Reputation: 4787
In the following code:
char *title = "VP";
printf("Sizeof title: %zd | Sizeof *title: %zd | Strlen: %zd\n", sizeof title, sizeof *title, strlen(title));
Sizeof title: 8 | Sizeof *title: 1 | Strlen: 2
It seems like the sizeof title
operates on the pointer to the string (8 bytes for me), and the strlen(title)
predictably gives me 2.
Why does the sizeof *title
produce 1 when dereferencing the pointer rather than 3 (the byte-length of the string)?
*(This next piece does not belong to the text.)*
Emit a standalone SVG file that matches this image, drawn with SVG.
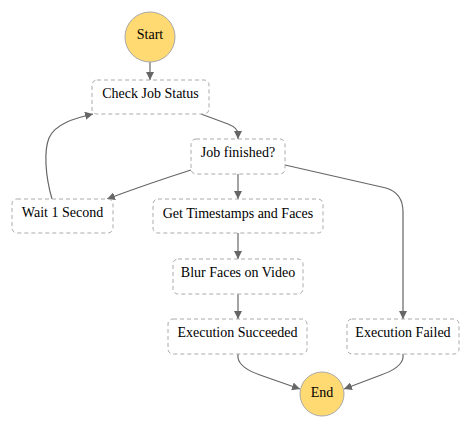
<svg xmlns="http://www.w3.org/2000/svg" width="472" height="431" viewBox="0 0 472 431">
<defs>
<marker id="arr" viewBox="0 0 10 10" refX="10" refY="5" markerWidth="8" markerHeight="8" markerUnits="userSpaceOnUse" orient="auto">
<path d="M0,0 L10,5 L0,10 z" fill="#666"/>
</marker>
<style>
.box{fill:#fff;stroke:#aaa;stroke-width:1;stroke-dasharray:4,3}
.term{fill:#ffd971;stroke:#a8a8a8;stroke-width:1}
.lbl{font-family:'Liberation Serif','DejaVu Serif',serif;font-size:14px;fill:#000;text-anchor:middle}
.edge{fill:none;stroke:#666;stroke-width:1.2;marker-end:url(#arr)}
</style>
</defs>
<rect width="472" height="431" fill="#fff"/>
<g id="edges">
<path class="edge" d="M150,62 L150,80"/>
<path class="edge" d="M201,114 L228,124 Q238,128 238,134 L238,139"/>
<path class="edge" d="M191,170 Q150,183 107,199"/>
<path class="edge" d="M52,199 C45,175 44,150 49,138 C55,124 75,118 93,114"/>
<path class="edge" d="M238,174 L238,199"/>
<path class="edge" d="M285,165 L386,188 Q403,193 403,212 L403,319"/>
<path class="edge" d="M238,233 L238,259"/>
<path class="edge" d="M238,294 L238,319"/>
<path class="edge" d="M238,354 L238,358 Q240,368 260,375 L300,389"/>
<path class="edge" d="M403,354 L403,358 Q401,368 381,375 L344,389"/>
</g>
<g id="start"><circle class="term" cx="150" cy="37" r="25"/><text class="lbl" x="150" y="39">Start</text></g>
<g id="check"><rect class="box" x="92" y="80" width="117" height="34" rx="5"/><text class="lbl" x="150.5" y="97.5">Check Job Status</text></g>
<g id="jobfinished"><rect class="box" x="191" y="139" width="94" height="35" rx="5"/><text class="lbl" x="238" y="157">Job finished?</text></g>
<g id="wait"><rect class="box" x="12" y="199" width="101" height="34" rx="5"/><text class="lbl" x="62.5" y="217">Wait 1 Second</text></g>
<g id="gettimestamps"><rect class="box" x="153" y="199" width="170" height="34" rx="5"/><text class="lbl" x="238" y="217.5">Get Timestamps and Faces</text></g>
<g id="blur"><rect class="box" x="173" y="259" width="130" height="35" rx="5"/><text class="lbl" x="238" y="277">Blur Faces on Video</text></g>
<g id="succeeded"><rect class="box" x="168" y="319" width="139" height="35" rx="5"/><text class="lbl" x="237.5" y="337">Execution Succeeded</text></g>
<g id="failed"><rect class="box" x="347" y="319" width="112" height="35" rx="5"/><text class="lbl" x="403" y="337">Execution Failed</text></g>
<g id="end"><circle class="term" cx="322" cy="394" r="22"/><text class="lbl" x="322" y="397">End</text></g>
</svg>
For example, why does it do that instead of what it would produce for:
printf("%zd\n", sizeof("VP"));
// 3
Upvotes: 3
Views: 1058
Reputation: 123596
The type of title
is char *
, so the type of *title
is char
, not char [3]
. Thus , sizeof *title
is equivalent to sizeof (char)
, which is 1.
title
isn’t the string, it just points to the first element of the string.
Upvotes: 1
Reputation: 409482
The size of a pointer is always the size of the pointer itself, not what it points to. That's because sizeof
is mostly a compile-time operator (the result is evaluated by the compiler) and the compiler can't know what a pointer might point to at run-time.
As for sizeof *title
it's the same as sizeof title[0]
which is a single char
. And the size of a char
is 1
(it's specified to always be 1
by the way, no matter the actual bit-width).
Lastly about sizeof "VP"
. In C all literal strings are really arrays of characters, including the terminating null character. So the literal string "VP"
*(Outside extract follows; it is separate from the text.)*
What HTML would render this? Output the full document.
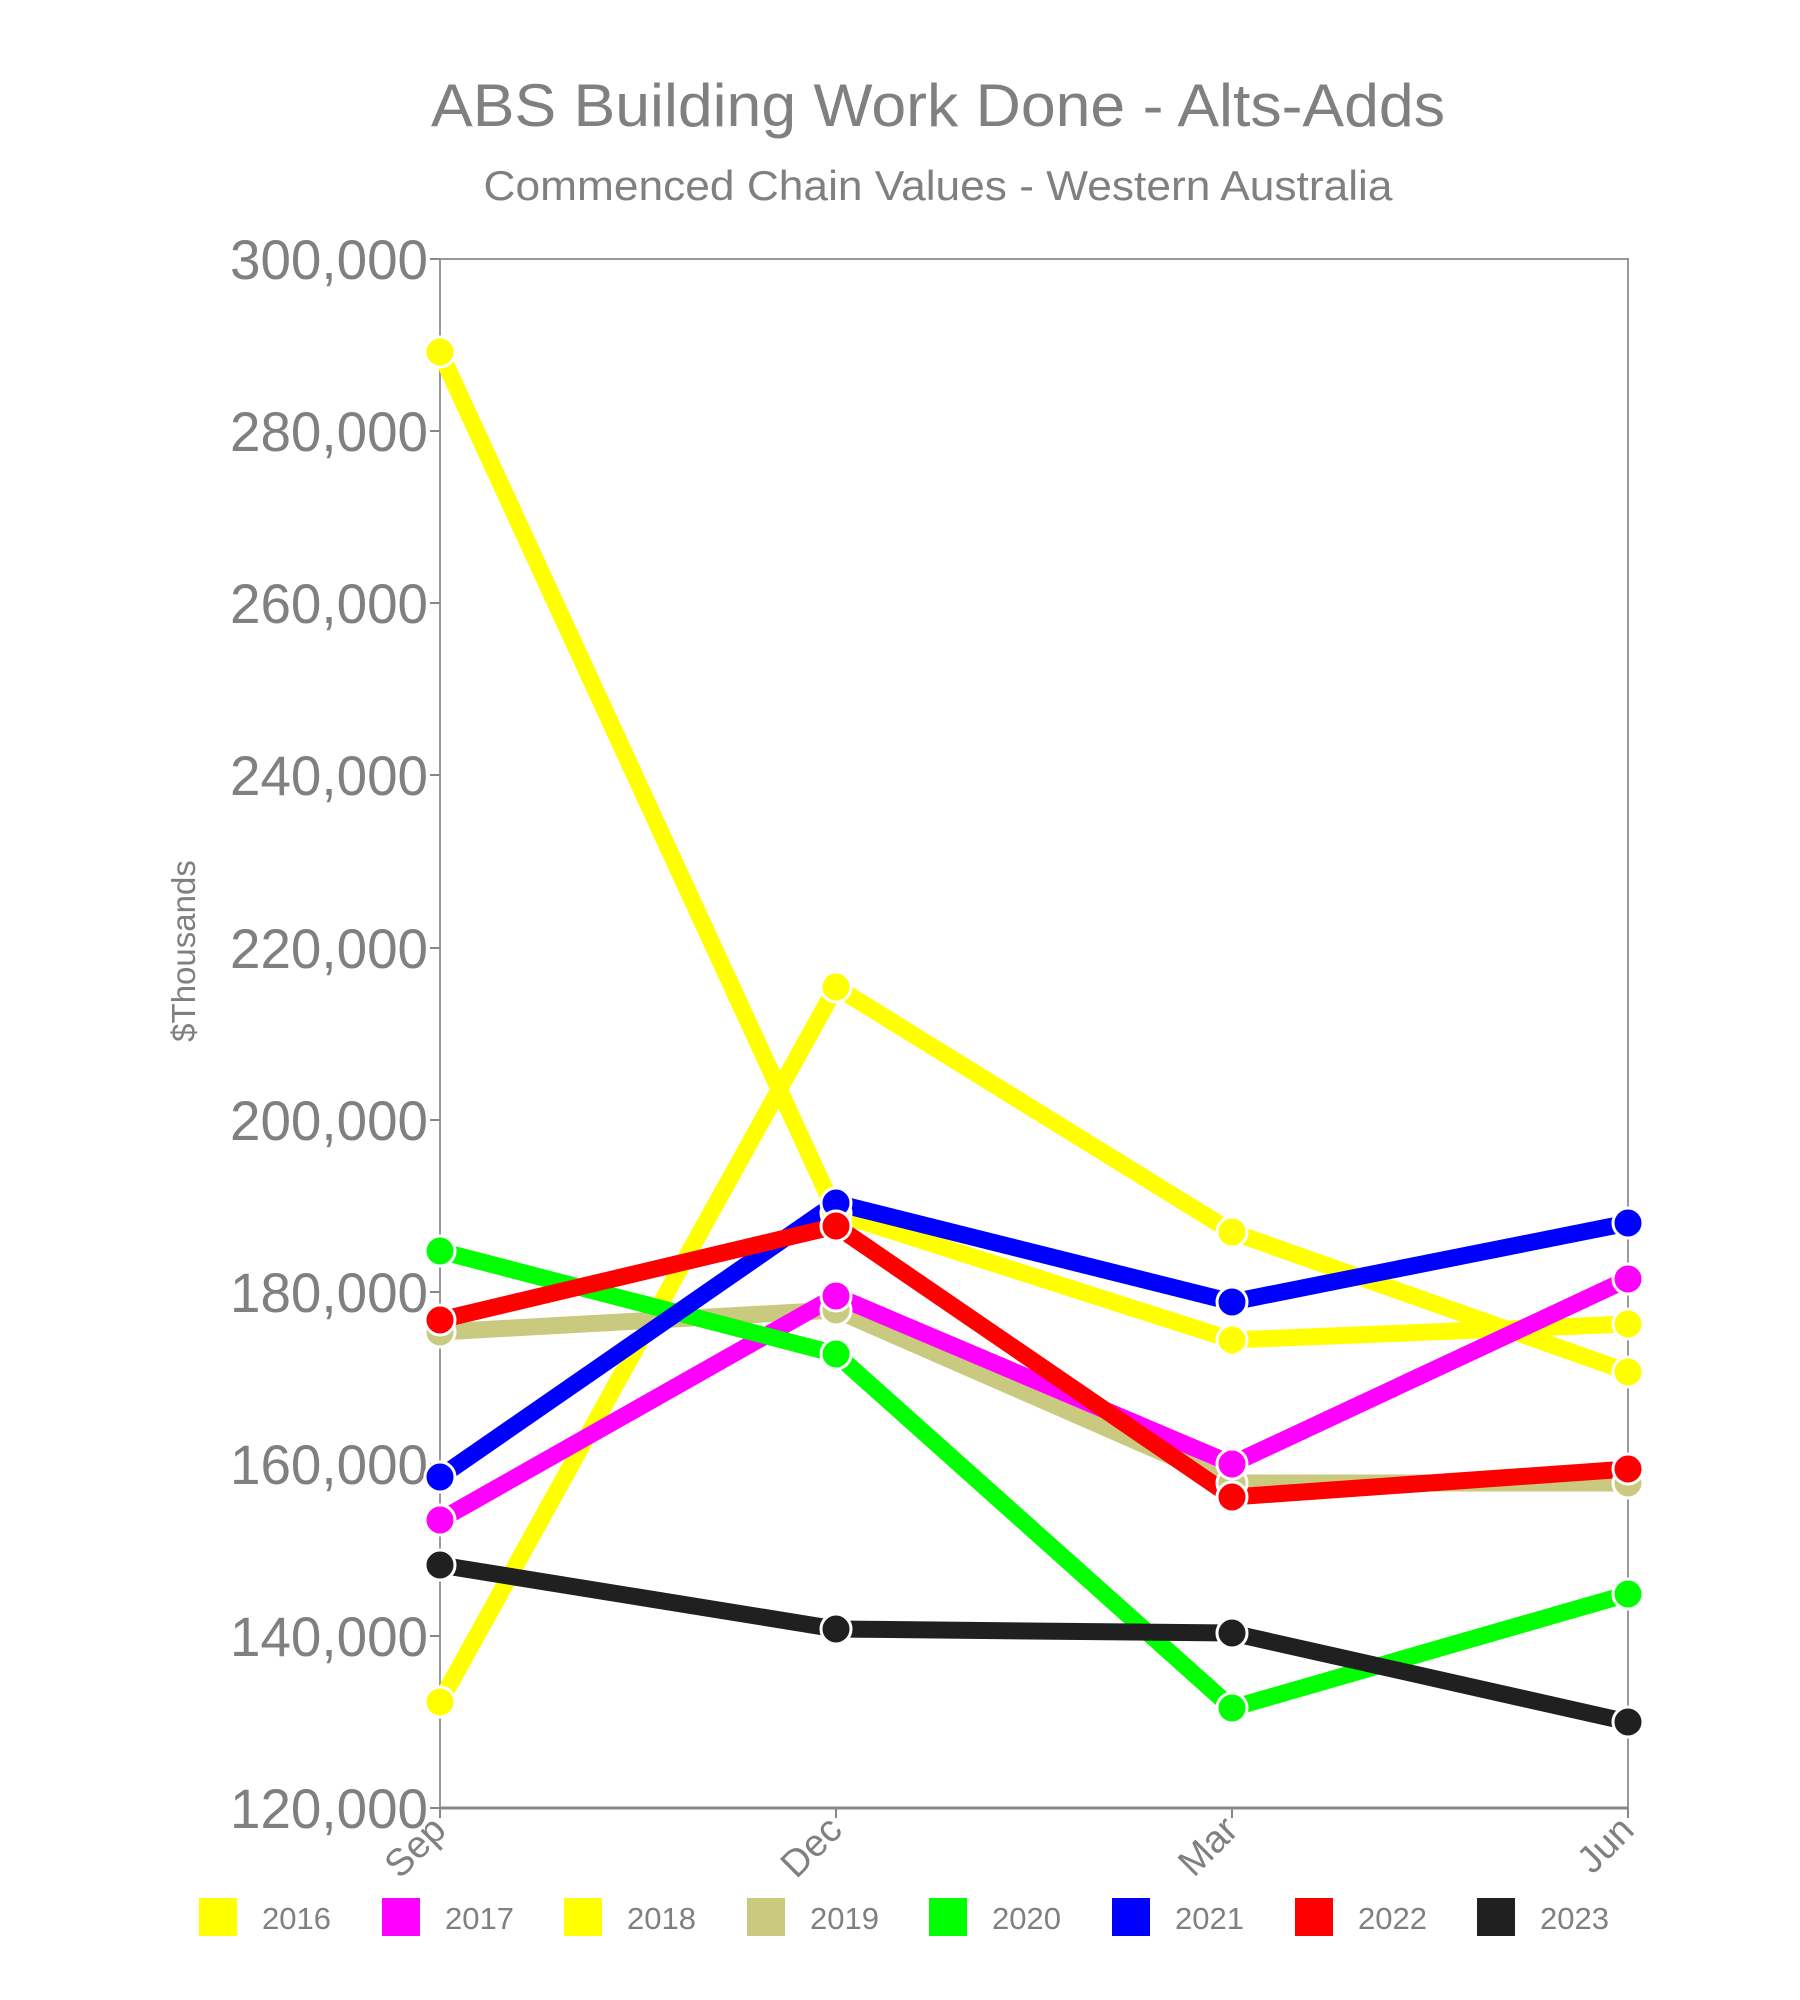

is an array of three characters, hence its size is 3
.
To make the answer a little bit more complete, I say that the sizeof
operator is mostly compile-time. That of course can't be true for variable-length arrays, where the compiler must insert code to store the actual size of the array in a way that it can be fetched at run-time. If the array decays to a pointer, then all you have is the pointer and again sizeof
returns the size of the pointer itself.
And a note about string literal arrays. While they are technically non-constant arrays, they still can't be modified. Attempting to modify a string literal leads to undefined behavior. Literal strings are thus, in effect, read-only.